# Mystery Aircraft



## Bowser (Dec 11, 2006)

Hi there

For my first I would like to ask a favour. I am trying to locate an airfix model which I built as a boy, but cannot for the life of me remember the name of. The aircraft is British, I believe came out towards the end of the war. It is a T tailed, low wing monoplane with a low wing configuration, twin engined and (I think) a bubble cockpit above a thin fusilage.

Can anyone help me out with the name, and if possible the spec of the aircraft.

many thanks


----------



## pbfoot (Dec 11, 2006)

hows this westland whirlwind


----------



## Bowser (Dec 11, 2006)

Brilliant.

Any idea of spec, history or pilots experiences - or where I could find out about it

Many thanks


----------



## syscom3 (Dec 11, 2006)

Amazing to think that this aircraft was a "peer" of the P38 Lightning.


----------



## k9kiwi (Dec 11, 2006)

Here are some rare ones for you


----------



## syscom3 (Dec 11, 2006)

Its a beautifull airplane.


----------



## mkloby (Dec 11, 2006)

syscom3 said:


> Its a beautifull airplane.



She definitely has some interesting lines... kind of a more subtle beauty than say, the Spit...


----------



## Chingachgook (Dec 11, 2006)

nice pics! beautiful plane. Always liked the Whirlwind. Shame about the engines...


----------



## Gnomey (Dec 12, 2006)

Certainly is a good looking aircraft. Here are some specs:

British Aircraft of World War II - WESTLAND WHIRLWIND I

www.warbirdsresourcegroup.org - British Aviation Resource Center - Westland Whirlwind


----------



## R-2800 (Dec 12, 2006)

always liked the wirlwind


----------



## Matt308 (Dec 12, 2006)

Correct me if I'm wrong, but were there rather severe stability problems with this bird? And didn't it also suffer from severe mach tuck during dives?


----------



## twoeagles (Dec 12, 2006)

It had some tail flutter that was cured by that odd arrangement with the 
intersection of horizontal stab and fin. Still, just sitting between those
lovely RR engines must have been sweet - kind of a girly F7F Tigercat
(sorry, not meant in an ugly way).


----------



## twoeagles (Dec 12, 2006)

I wonder if you were thinking of the DH 103 Sea Hornet? A far superior
aircraft to the Westland...


----------



## Matt308 (Dec 12, 2006)

Yeah maybe so. That's some decent firepower concentrated in that nose. And I liked your F7F analogy. Spot on.


----------



## the lancaster kicks ass (Dec 12, 2006)

syscom3 said:


> Amazing to think that this aircraft was a "peer" of the P38 Lightning.

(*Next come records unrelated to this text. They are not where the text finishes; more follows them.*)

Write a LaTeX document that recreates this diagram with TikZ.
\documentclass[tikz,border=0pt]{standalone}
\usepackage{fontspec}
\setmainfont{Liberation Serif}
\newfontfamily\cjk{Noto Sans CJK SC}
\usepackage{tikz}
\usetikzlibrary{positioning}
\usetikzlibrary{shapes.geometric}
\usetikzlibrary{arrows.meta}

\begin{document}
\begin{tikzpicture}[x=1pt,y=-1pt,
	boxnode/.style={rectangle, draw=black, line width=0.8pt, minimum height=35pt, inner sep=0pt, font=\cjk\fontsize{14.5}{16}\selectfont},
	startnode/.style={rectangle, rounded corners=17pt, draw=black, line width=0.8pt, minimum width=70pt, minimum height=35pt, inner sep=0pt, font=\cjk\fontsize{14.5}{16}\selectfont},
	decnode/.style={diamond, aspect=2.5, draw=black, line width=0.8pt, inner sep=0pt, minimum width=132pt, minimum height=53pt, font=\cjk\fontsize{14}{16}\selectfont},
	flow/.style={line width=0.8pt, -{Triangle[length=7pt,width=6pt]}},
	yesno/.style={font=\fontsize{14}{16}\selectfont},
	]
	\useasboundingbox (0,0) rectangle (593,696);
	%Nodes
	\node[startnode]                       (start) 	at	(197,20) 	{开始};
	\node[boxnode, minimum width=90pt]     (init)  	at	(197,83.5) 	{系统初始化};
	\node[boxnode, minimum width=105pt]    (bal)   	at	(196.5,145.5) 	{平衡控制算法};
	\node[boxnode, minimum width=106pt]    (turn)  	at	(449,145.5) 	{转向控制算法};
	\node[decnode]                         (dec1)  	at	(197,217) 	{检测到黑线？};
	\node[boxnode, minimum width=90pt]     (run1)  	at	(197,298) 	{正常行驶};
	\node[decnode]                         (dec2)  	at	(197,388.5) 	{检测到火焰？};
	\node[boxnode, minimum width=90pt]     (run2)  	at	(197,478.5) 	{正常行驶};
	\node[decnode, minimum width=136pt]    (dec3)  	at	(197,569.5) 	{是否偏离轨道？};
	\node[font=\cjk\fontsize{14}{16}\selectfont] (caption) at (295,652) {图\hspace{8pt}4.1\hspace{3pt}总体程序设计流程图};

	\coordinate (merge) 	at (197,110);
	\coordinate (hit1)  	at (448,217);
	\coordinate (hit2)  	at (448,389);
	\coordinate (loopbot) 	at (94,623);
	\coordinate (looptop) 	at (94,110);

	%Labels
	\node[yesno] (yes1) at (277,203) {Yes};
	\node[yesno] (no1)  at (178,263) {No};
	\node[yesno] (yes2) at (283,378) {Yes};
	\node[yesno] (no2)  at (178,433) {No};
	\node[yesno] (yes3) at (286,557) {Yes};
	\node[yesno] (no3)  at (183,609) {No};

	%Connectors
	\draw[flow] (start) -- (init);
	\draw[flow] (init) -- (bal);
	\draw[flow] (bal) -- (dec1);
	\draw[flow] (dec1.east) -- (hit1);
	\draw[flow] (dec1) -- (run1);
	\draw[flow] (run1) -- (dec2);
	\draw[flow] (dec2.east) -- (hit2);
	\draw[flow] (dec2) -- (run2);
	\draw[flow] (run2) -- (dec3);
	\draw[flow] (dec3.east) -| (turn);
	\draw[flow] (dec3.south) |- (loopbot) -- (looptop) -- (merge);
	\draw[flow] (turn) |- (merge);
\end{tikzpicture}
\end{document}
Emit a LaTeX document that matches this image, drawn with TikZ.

why's that? and why does she have to be compared to the P-38?


----------



## Matt308 (Dec 12, 2006)

You always have to aspire to be something grand.


----------



## the lancaster kicks ass (Dec 12, 2006)

the whirlybird was out killing in mid '41 when the P-38 was completely useless as a combat aircraft........


----------



## Matt308 (Dec 12, 2006)

Well you had to use what you had, I guess.


----------



## johnbr (Dec 12, 2006)

Love the look of it.But it would have better with the RR Exe.


----------



## Matt308 (Dec 12, 2006)

C'mon. Looks like a cowboy riding rigid on a mean bull. The plane looks marvelous, but the perpendicular lines are counterintuitive to a streamlined airplane. That cowboy is never gonna make the run...


----------



## mkloby (Dec 13, 2006)

the lancaster kicks ass said:


> the whirlybird was out killing in mid '41 when the P-38 was completely useless as a combat aircraft........



ahhh you don't have to knock the 38! It's true the whirlwind would've been a beast with one of RR uprated engines, but they also had the mosquito....


----------



## FLYBOYJ (Dec 13, 2006)

the lancaster kicks ass said:


> the whirlybird was out killing in mid '41 when the P-38 was completely useless as a combat aircraft........



True - By 1944 the P-38 was the most lethal killing machine in the PTO - where was the Whirly?


----------



## the lancaster kicks ass (Dec 14, 2006)

my point exactily, why compare the two?


----------